Moi. — L’Angleterre se rattrape sur les cotonnades.

L’Anglais. — Voulez-vous dire, Monsieur, que la civilisation ne se mesure pas au tonnage de la houille ou au métrage des étoffes ?

Moi. — Je crois bien que nous pensons de même sur ce point.

L’Anglais. — Plus je compare, plus je voyage, et plus je sens se modifier en moi des sentimens et des convictions auxquelles je tenais comme à ma vie. En vérité, Monsieur, parmi nous, beaucoup de ceux qui ne se fixent pas dans les parages d’Oxford ou de Cambridge sont, j’en conviens, assez ignorans.

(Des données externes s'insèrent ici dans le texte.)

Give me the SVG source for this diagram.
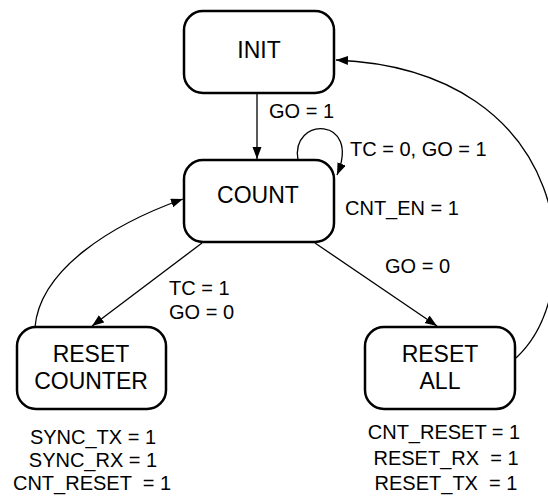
<svg xmlns="http://www.w3.org/2000/svg" width="548" height="497" viewBox="0 0 548 497">
<style>
.box{fill:#fff;stroke:#000;stroke-width:2.5}
.nt{font-family:"Liberation Sans",Arial,sans-serif;font-size:23px;text-anchor:middle;fill:#000}
.lb{font-family:"Liberation Sans",Arial,sans-serif;font-size:20px;fill:#000;white-space:pre}
.mid{text-anchor:middle}
.edge{fill:none;stroke:#000;stroke-width:1.3;marker-end:url(#ah)}
</style>
<defs>
<marker id="ah" markerUnits="userSpaceOnUse" markerWidth="13" markerHeight="10" refX="12" refY="4.5" orient="auto">
<path d="M0,0 L12,4.5 L0,9 z" fill="#000"/>
</marker>
</defs>
<rect width="548" height="497" fill="#fff"/>
<g id="connectors">
<path class="edge" d="M257,93 L257,159"/>
<path class="edge" d="M298,160 C290,116 362,116 337,175"/>
<path class="edge" d="M202,243 L92,326"/>
<path class="edge" d="M315,243 L437,326"/>
<path class="edge" d="M35,327 C40,270 110,225 183,199"/>
<path class="edge" d="M516,358 C590,290 575,70 336,60"/>
<text class="lb" x="269" y="118">GO = 1</text>
<text class="lb" x="350" y="156">TC = 0, GO = 1</text>
<text class="lb" x="345" y="215">CNT_EN = 1</text>
<text class="lb" x="169" y="295">TC = 1</text>
<text class="lb" x="169" y="319">GO = 0</text>
<text class="lb" x="385" y="273">GO = 0</text>
</g>
<g id="init">
<rect class="box" x="184" y="11" width="150" height="82" rx="19"/>
<text class="nt" x="259" y="58">INIT</text>
</g>
<g id="count">
<rect class="box" x="184" y="160" width="150" height="82" rx="19"/>
<text class="nt" x="258" y="203">COUNT</text>
</g>
<g id="reset_counter">
<rect class="box" x="17" y="327" width="149" height="82" rx="19"/>
<text class="nt" x="91" y="362">RESET</text>
<text class="nt" x="91" y="389">COUNTER</text>
<text class="lb mid" x="93" y="444">SYNC_TX = 1</text>
<text class="lb mid" x="93" y="467">SYNC_RX = 1</text>
<text class="lb mid" x="92" y="490">CNT_RESET  = 1</text>
</g>
<g id="reset_all">
<rect class="box" x="365" y="327" width="150" height="82" rx="19"/>
<text class="nt" x="440" y="362">RESET</text>
<text class="nt" x="440" y="389">ALL</text>
<text class="lb mid" x="444" y="439">CNT_RESET = 1</text>
<text class="lb mid" x="446" y="465">RESET_RX  = 1</text>
<text class="lb mid" x="446" y="490">RESET_TX  = 1</text>
</g>
</svg>
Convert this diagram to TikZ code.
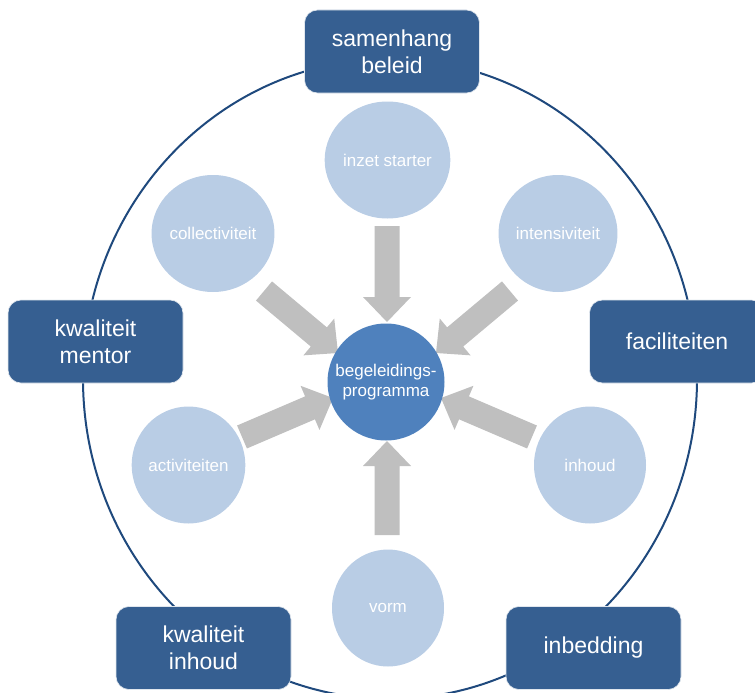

Vous reprochez souvent à vos jeunes gens d’être des forts en thème. Ce ne sont pas les thèmes qui nous étouffent. Nous disons d’un homme qu’il est fort, quand il a de bons biceps et des reins pour la lutte. Mais, plus tard, la vie nous forme, et il s’éveille en nous de nouvelles curiosités.

Moi. — J’ai toujours admiré l’instruction autodidacte et les vues originales des Anglais d’un certain âge que j ai rencontrés.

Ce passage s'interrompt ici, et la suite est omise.